— Begin Raw data —
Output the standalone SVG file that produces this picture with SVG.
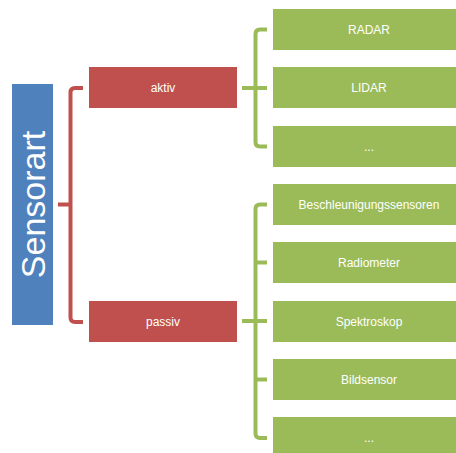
<svg xmlns="http://www.w3.org/2000/svg" width="456" height="453" viewBox="0 0 456 453">
  <style>
    .lbl { font-family: "Liberation Sans", Arial, sans-serif; font-size: 12px; fill: #ffffff; text-anchor: middle; dominant-baseline: central; }
    .root { fill: #4f81bd; }
    .mid { fill: #c0504d; }
    .leaf { fill: #9bbb59; }
    .c-red { fill: none; stroke: #c0504d; stroke-width: 4; }
    .c-green { fill: none; stroke: #9bbb59; stroke-width: 4; }
  </style>
  <rect width="456" height="453" fill="#ffffff"/>

  <!-- bracket connectors -->
  <g id="connectors">
    <path class="c-red" d="M 83 88 H 75 Q 70.5 88 70.5 92.5 V 317.5 Q 70.5 322 75 322 H 83 M 58 204.5 H 70.5"/>
    <path class="c-green" d="M 267 29.5 H 260 Q 255.5 29.5 255.5 34 V 142 Q 255.5 146.5 260 146.5 H 267 M 242 88 H 267"/>
    <path class="c-green" d="M 267 204.5 H 260 Q 255.5 204.5 255.5 209 V 433.5 Q 255.5 438 260 438 H 267 M 255.5 262.5 H 267 M 242 321 H 267 M 255.5 379.5 H 267"/>
  </g>

  <!-- root -->
  <g id="sensorart">
    <rect class="root" x="12" y="84" width="41" height="241"/>
    <text transform="translate(33 204.5) rotate(-90)" font-family="Liberation Sans, Arial, sans-serif" font-size="34" fill="#ffffff" text-anchor="middle" dominant-baseline="central">Sensorart</text>
  </g>

  <!-- categories -->
  <g id="aktiv">
    <rect class="mid" x="89" y="67" width="148" height="41"/>
    <text class="lbl" x="163" y="87.5">aktiv</text>
  </g>
  <g id="passiv">
    <rect class="mid" x="89" y="301" width="148" height="41"/>
    <text class="lbl" x="163" y="321.5">passiv</text>
  </g>

  <!-- active sensors (boxes run past the right edge) -->
  <g id="radar">
    <rect class="leaf" x="273" y="9" width="192" height="41"/>
    <text class="lbl" x="369" y="29.5">RADAR</text>
  </g>
  <g id="lidar">
    <rect class="leaf" x="273" y="67" width="192" height="41"/>
    <text class="lbl" x="369" y="87.5">LIDAR</text>
  </g>
  <g id="aktiv-more">
    <rect class="leaf" x="273" y="126" width="192" height="41"/>
    <text class="lbl" x="369" y="146.5">...</text>
  </g>

  <!-- passive sensors -->
  <g id="beschleunigung">
    <rect class="leaf" x="273" y="184" width="192" height="41"/>
    <text class="lbl" x="369" y="204.5">Beschleunigungssensoren</text>
  </g>
  <g id="radiometer">
    <rect class="leaf" x="273" y="242" width="192" height="41"/>
    <text class="lbl" x="369" y="262.5">Radiometer</text>
  </g>
  <g id="spektroskop">
    <rect class="leaf" x="273" y="301" width="192" height="41"/>
    <text class="lbl" x="369" y="321.5">Spektroskop</text>
  </g>
  <g id="bildsensor">
    <rect class="leaf" x="273" y="359" width="192" height="41"/>
    <text class="lbl" x="369" y="379.5">Bildsensor</text>
  </g>
  <g id="passiv-more">
    <rect class="leaf" x="273" y="417" width="192" height="41"/>
    <text class="lbl" x="369" y="437.5">...</text>
  </g>
</svg>
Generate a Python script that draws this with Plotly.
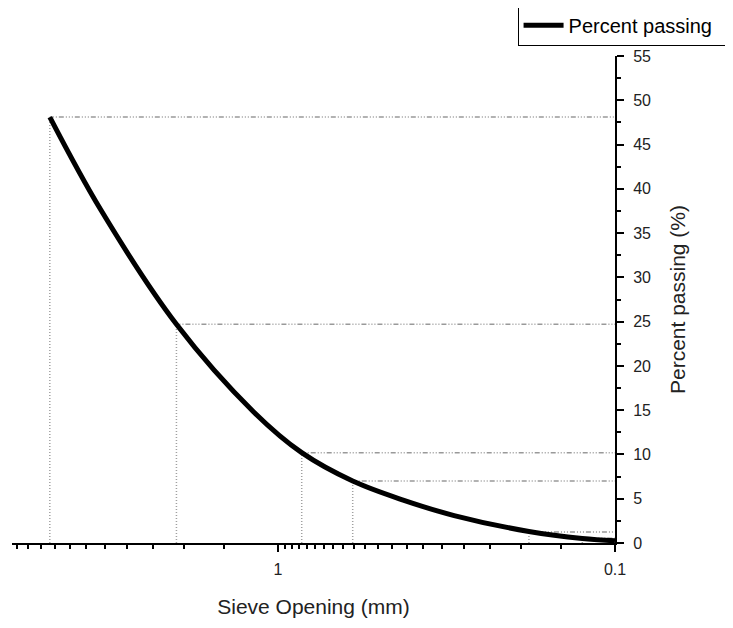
import plotly.graph_objects as go
import numpy as np

# Curve data (sieve opening mm, percent passing)
sieve_mm = [4.75, 3.35, 2.0, 1.18, 0.85, 0.6, 0.425, 0.3, 0.18, 0.125, 0.1]
passing = [48.1, 37.6, 24.7, 14.8, 10.2, 7.0, 4.85, 3.1, 1.3, 0.5, 0.25]

# Reference (projection) points
ref_x = [4.75, 2.0, 0.85, 0.6, 0.18, 0.125]
ref_y = [48.1, 24.7, 10.2, 7.0, 1.25, 0.55]

x_major = [1, 0.1]
x_major_text = ["1", "0.1"]
x_minor = [1 + 0.45 * k for k in range(1, 12)] + [0.1 + 0.045 * k for k in range(1, 20)]

y_ticks = list(range(0, 60, 5))

fig = go.Figure()

# dotted reference lines
for rx, ry in zip(ref_x, ref_y):
    fig.add_trace(go.Scatter(x=[rx, rx], y=[0, ry], mode="lines",
                             line=dict(color="#a0a0a0", width=1.5, dash="1px,2px"),
                             showlegend=False, hoverinfo="skip"))
    fig.add_trace(go.Scatter(x=[rx, 0.1], y=[ry, ry], mode="lines",
                             line=dict(color="#999999", width=1.5,
                                       dash="1px,2px,1px,2px,1px,2px,5px,2px"),
                             showlegend=False, hoverinfo="skip"))

fig.add_trace(go.Scatter(x=sieve_mm, y=passing, mode="lines",
                         line=dict(color="black", width=5, shape="spline", smoothing=1.0),
                         name="Percent passing"))

fig.update_layout(
    width=733, height=628,
    margin=dict(l=4, r=126, t=48, b=93, autoexpand=False),
    paper_bgcolor="white", plot_bgcolor="white",
    font=dict(family="Liberation Sans", color="#222222"),
    showlegend=True,
    legend=dict(orientation="h", x=1.19, xanchor="right", y=1.105, yanchor="top",
                bordercolor="black", borderwidth=1, bgcolor="white",
                font=dict(size=20, color="black"),
                itemwidth=40, tracegroupgap=0, entrywidth=155, entrywidthmode="pixels"),
    xaxis=dict(type="log", range=[np.log10(6.15), -1], showgrid=False,
               zeroline=False, showline=True, linecolor="black", linewidth=2,
               tickmode="array", tickvals=x_major, ticktext=x_major_text,
               ticks="outside", ticklen=7, tickwidth=2, tickcolor="black",
               tickfont=dict(size=16), ticklabelstandoff=4,
               minor=dict(tickmode="array", tickvals=x_minor, ticks="outside",
                          ticklen=4, tickwidth=2, tickcolor="black", showgrid=False),
               title=dict(text="Sieve Opening (mm)", font=dict(size=21), standoff=22)),
    yaxis=dict(range=[0, 55], side="right", showgrid=False, zeroline=False,
               showline=True, linecolor="black", linewidth=2,
               tickmode="array", tickvals=y_ticks,
               ticks="outside", ticklen=7, tickwidth=2, tickcolor="black",
               tickfont=dict(size=16), ticklabelstandoff=6,
               minor=dict(dtick=2.5, ticks="outside", ticklen=4, tickwidth=2,
                          tickcolor="black", showgrid=False),
               title=dict(text="Percent passing (%)", font=dict(size=21), standoff=20)),
)

fig.write_html("out.html")
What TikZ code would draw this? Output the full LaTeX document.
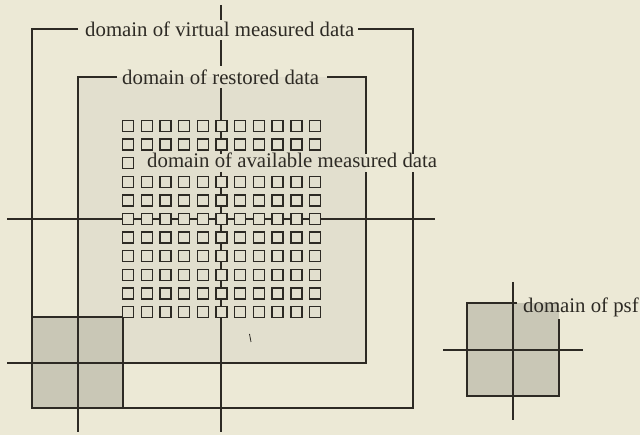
\documentclass[tikz,border=0pt]{standalone}
\usepackage{fontspec}
\setmainfont{Liberation Serif}
\definecolor{bg}{RGB}{236,233,214}
\definecolor{inner}{RGB}{226,223,206}
\definecolor{psfgray}{RGB}{201,199,182}
\definecolor{ink}{RGB}{45,42,36}
\tikzset{
  lbl/.style={inner sep=0pt, anchor=base west, text=ink, font=\fontsize{20.8}{24}\selectfont},
  edge/.style={draw=ink, line width=1.3pt},
  cell/.style={draw=ink, fill=inner, line width=1.4pt}
}
\begin{document}
\begin{tikzpicture}[x=1pt,y=-1pt]
\useasboundingbox[fill=bg] (0,0) rectangle (640,435);
% shaded areas
\fill[inner] (78,77) rectangle (366,363);
\fill[psfgray] (32,317) rectangle (123,408);
\fill[psfgray] (467,303) rectangle (559,396);
% virtual measured data domain
\draw[edge] (78,29) -- (32,29) -- (32,408) -- (413,408) -- (413,172);
\draw[edge] (413,154) -- (413,29) -- (358,29);
% restored data domain
\draw[edge] (117,77) -- (78,77) -- (78,432);
\draw[edge] (327,77) -- (366,77) -- (366,154);
\draw[edge] (366,172) -- (366,363) -- (7,363);
% psf at corner
\draw[edge] (32,317) -- (123,317) -- (123,408);
% axes
\draw[edge] (7,219) -- (435,219);
\draw[edge] (221,5) -- (221,20);
\draw[edge] (221,40) -- (221,66);
\draw[edge] (221,88) -- (221,154);
\draw[edge] (221,172) -- (221,432);
% grid of samples
\foreach \i in {0,...,10}{
  \foreach \j in {0,...,10}{
    \pgfmathtruncatemacro{\skip}{(\j==2)&&(\i>0)}
    \ifnum\skip=0
      \draw[cell] ({128+18.7*\i-5.5},{126+18.6*\j-5.5}) rectangle +(11,11);
    \fi
  }
}
% stray mark
\draw[ink, line width=0.8pt] (249.5,334) -- (251,342);
% right psf
\draw[edge] (517,303) -- (467,303) -- (467,396) -- (559,396) -- (559,319);
\draw[edge] (513,282) -- (513,420);
\draw[edge] (443,350) -- (583,350);
% labels
\node[lbl] (virt) at (85,37) {domain of virtual measured data};
\node[lbl] (rest) at (122,85) {domain of restored data};
\node[lbl] (avail) at (147,168) {domain of available measured data};
\node[lbl] (psf) at (523,313) {domain of psf};
\end{tikzpicture}
\end{document}
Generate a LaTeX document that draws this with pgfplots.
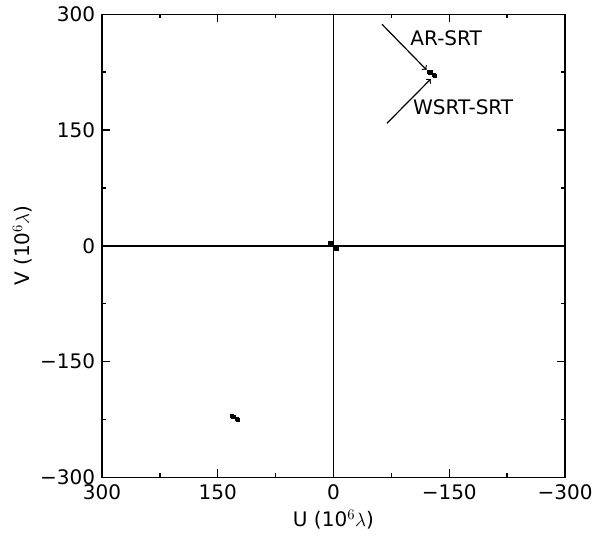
\documentclass[border=0pt]{standalone}
\usepackage{pgfplots}
\pgfplotsset{compat=1.18}
\usepackage{fontspec}
\setmainfont{DejaVu Sans}
\begin{document}
\fontsize{15pt}{18pt}\selectfont
\begin{tikzpicture}
\begin{axis}[
  scale only axis, width=347pt, height=347pt,
  xmin=-300, xmax=300, ymin=-300, ymax=300,
  x dir=reverse,
  xtick={-300,-150,0,150,300},
  xticklabels={−300,−150,0,150,300},
  ytick={-300,-150,0,150,300},
  yticklabels={−300,−150,0,150,300},
  minor xtick={-225,-75,75,225},
  minor ytick={-225,-75,75,225},
  tick align=inside,
  major tick length=6pt, minor tick length=3pt,
  every tick/.style={black, line width=1pt},
  axis line style={line width=1.1pt},
  xlabel={U (10$^6\lambda$)},
  ylabel={V (10$^6\lambda$)},
  tick label style={font=\fontsize{15pt}{18pt}\selectfont},
  label style={font=\fontsize{15pt}{18pt}\selectfont},
  xlabel style={yshift=2pt},
  ylabel style={yshift=-4pt},
  clip=false,
]
\path (rel axis cs:-0.2203,1.026) -- (rel axis cs:1.0907,-0.1274);
\draw[line width=1.3pt] (axis cs:0,-300) -- (axis cs:0,300);
\draw[line width=1.2pt] (axis cs:-300,0) -- (axis cs:300,0);
\addplot[only marks, mark=square*, mark size=1.3pt, black] coordinates {
  (-124,225.5) (-125.5,224.5) (-130,221.5) (-131.5,220.5)
  (124,-225.5) (125.5,-224.5) (130,-221.5) (131.5,-220.5)
  (4,3.2) (-3.5,-3.5)
};
\draw[-to, line width=0.9pt] (axis cs:-62.8,287) -- (axis cs:-120.5,228);
\draw[-to, line width=0.9pt] (axis cs:-69.3,158.7) -- (axis cs:-126,216);
\node at (axis cs:-146,269) {AR-SRT};
\node at (axis cs:-168,179.5) {WSRT-SRT};
\end{axis}
\end{tikzpicture}
\end{document}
— End Raw data —
Make an exact copy of the lines from the one holding "Generate a Python" through the one holding "1.3, 0.5, 0.25]", end lines included, without the pictures.

Generate a Python script that draws this with Plotly.
import plotly.graph_objects as go
import numpy as np

# Curve data (sieve opening mm, percent passing)
sieve_mm = [4.75, 3.35, 2.0, 1.18, 0.85, 0.6, 0.425, 0.3, 0.18, 0.125, 0.1]
passing = [48.1, 37.6, 24.7, 14.8, 10.2, 7.0, 4.85, 3.1, 1.3, 0.5, 0.25]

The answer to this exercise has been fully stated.